= WHAT TO PRODUCE =
Extract each line bearing the word "this".

= PROVIDED DATA =
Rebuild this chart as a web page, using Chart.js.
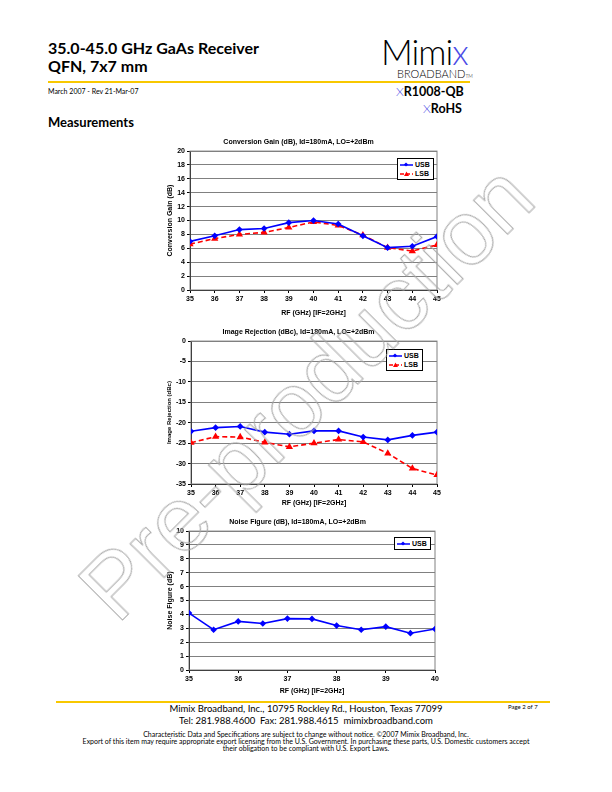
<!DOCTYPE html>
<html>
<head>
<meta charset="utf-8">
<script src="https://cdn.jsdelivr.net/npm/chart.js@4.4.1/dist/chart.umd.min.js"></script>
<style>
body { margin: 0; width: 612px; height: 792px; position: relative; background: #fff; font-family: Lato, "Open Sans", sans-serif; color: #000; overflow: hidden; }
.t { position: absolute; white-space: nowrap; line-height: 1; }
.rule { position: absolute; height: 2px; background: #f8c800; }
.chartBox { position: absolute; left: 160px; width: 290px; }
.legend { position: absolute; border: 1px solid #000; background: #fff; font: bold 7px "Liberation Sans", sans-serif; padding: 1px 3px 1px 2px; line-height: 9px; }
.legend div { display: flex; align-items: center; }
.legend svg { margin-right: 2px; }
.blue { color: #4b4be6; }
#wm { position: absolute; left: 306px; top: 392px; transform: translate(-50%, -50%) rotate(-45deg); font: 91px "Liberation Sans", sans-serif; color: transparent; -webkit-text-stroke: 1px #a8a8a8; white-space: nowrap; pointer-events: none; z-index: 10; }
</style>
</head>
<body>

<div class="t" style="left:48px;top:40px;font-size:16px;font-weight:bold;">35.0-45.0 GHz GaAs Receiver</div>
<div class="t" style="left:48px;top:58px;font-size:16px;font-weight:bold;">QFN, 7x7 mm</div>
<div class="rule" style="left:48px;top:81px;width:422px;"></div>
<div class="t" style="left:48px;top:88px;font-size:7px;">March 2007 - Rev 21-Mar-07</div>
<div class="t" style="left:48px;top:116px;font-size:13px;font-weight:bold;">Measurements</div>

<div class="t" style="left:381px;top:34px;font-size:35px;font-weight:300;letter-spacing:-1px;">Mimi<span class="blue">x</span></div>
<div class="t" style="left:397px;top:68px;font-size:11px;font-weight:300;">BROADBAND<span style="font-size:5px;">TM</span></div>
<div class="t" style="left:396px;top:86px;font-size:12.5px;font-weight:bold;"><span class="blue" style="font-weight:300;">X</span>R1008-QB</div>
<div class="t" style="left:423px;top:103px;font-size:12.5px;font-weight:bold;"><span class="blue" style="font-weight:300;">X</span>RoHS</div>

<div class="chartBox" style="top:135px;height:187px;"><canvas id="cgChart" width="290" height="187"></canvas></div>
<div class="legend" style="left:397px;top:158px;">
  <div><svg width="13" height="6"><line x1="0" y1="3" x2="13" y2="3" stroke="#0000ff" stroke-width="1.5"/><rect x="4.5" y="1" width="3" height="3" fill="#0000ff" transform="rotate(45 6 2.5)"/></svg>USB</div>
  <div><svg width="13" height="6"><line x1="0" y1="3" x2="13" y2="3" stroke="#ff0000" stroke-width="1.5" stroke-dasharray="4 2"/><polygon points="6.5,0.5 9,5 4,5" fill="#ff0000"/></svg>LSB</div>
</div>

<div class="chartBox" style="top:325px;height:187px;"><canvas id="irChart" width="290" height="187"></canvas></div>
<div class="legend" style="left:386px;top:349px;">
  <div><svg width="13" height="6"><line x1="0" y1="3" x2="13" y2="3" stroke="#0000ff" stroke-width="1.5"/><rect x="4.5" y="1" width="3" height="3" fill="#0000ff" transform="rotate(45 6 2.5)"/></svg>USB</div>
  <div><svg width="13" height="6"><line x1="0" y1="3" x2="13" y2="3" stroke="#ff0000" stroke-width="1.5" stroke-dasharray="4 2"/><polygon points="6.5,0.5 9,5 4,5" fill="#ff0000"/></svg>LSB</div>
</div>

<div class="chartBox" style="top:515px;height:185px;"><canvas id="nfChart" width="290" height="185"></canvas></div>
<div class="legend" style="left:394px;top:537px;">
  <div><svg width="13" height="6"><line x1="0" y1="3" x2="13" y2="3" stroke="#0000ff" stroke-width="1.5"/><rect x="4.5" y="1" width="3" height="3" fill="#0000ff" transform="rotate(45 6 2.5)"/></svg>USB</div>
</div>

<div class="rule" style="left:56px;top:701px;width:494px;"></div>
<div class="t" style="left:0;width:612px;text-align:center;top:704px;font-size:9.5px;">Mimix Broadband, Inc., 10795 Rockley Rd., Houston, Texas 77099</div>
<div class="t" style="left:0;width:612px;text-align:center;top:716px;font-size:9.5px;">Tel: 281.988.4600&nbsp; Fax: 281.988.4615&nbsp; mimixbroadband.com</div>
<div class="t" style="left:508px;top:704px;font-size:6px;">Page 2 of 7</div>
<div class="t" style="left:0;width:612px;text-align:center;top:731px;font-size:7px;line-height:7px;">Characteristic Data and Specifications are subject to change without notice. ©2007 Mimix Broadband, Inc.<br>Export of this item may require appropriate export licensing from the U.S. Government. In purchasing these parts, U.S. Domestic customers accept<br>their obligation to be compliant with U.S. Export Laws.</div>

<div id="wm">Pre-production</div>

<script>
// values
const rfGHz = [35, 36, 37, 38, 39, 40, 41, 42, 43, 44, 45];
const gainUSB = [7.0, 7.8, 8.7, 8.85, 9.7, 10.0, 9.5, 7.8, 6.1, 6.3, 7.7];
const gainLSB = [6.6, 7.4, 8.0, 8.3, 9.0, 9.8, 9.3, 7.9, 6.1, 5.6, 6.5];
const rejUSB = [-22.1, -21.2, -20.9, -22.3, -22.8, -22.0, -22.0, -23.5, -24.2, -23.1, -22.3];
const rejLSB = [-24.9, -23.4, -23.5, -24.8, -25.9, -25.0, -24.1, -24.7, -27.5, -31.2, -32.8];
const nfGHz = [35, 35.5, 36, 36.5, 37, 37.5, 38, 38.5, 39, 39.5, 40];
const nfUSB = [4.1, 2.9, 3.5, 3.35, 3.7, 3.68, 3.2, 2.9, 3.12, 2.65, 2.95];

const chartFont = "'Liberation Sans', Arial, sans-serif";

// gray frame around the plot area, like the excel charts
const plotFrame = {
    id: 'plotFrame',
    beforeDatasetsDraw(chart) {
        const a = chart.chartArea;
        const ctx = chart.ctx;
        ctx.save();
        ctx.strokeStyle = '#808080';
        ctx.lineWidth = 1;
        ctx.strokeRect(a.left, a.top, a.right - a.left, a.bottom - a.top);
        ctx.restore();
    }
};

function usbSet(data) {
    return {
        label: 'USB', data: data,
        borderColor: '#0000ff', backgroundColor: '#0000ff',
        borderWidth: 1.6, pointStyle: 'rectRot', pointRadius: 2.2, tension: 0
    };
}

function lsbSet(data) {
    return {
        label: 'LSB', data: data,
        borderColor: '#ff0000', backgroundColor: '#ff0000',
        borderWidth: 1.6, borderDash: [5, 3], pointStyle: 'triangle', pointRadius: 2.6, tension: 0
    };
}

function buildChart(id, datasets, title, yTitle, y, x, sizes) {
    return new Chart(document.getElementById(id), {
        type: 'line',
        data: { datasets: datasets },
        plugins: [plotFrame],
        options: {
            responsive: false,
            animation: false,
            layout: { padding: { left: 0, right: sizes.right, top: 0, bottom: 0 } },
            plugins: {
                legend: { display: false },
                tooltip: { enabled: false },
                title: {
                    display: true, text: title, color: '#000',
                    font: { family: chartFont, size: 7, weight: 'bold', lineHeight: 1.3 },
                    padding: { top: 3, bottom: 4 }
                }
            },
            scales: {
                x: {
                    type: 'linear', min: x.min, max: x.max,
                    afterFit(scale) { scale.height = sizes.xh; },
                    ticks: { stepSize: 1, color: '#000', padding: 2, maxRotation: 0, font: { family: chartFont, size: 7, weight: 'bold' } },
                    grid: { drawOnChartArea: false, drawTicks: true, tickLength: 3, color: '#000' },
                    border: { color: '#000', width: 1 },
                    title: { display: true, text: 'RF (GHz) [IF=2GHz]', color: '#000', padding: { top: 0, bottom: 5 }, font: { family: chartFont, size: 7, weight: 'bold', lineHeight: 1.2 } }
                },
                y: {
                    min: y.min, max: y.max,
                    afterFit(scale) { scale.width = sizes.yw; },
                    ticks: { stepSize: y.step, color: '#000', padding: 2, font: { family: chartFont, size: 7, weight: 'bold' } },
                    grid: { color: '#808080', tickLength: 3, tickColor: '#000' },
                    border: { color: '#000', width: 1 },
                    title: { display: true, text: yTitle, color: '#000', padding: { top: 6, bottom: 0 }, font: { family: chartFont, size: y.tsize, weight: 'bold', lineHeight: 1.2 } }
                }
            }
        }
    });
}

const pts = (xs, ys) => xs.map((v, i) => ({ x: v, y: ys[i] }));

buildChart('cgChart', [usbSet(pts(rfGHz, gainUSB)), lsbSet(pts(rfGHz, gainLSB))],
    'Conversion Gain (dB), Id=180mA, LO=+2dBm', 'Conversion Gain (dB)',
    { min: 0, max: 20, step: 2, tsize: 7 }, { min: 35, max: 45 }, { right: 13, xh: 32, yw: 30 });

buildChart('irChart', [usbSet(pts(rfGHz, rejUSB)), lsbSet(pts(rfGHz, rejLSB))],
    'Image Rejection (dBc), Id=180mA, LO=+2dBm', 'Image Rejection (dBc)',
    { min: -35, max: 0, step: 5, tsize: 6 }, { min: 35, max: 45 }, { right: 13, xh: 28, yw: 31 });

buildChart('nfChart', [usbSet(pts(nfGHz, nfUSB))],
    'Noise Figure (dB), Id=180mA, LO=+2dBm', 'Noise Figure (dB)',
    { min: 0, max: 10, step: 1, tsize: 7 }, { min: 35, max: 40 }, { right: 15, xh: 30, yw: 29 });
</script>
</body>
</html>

= TASK OUTPUT =
Rebuild this chart as a web page, using Chart.js.
<div class="t" style="left:0;width:612px;text-align:center;top:731px;font-size:7px;line-height:7px;">Characteristic Data and Specifications are subject to change without notice. ©2007 Mimix Broadband, Inc.<br>Export of this item may require appropriate export licensing from the U.S. Government. In purchasing these parts, U.S. Domestic customers accept<br>their obligation to be compliant with U.S. Export Laws.</div>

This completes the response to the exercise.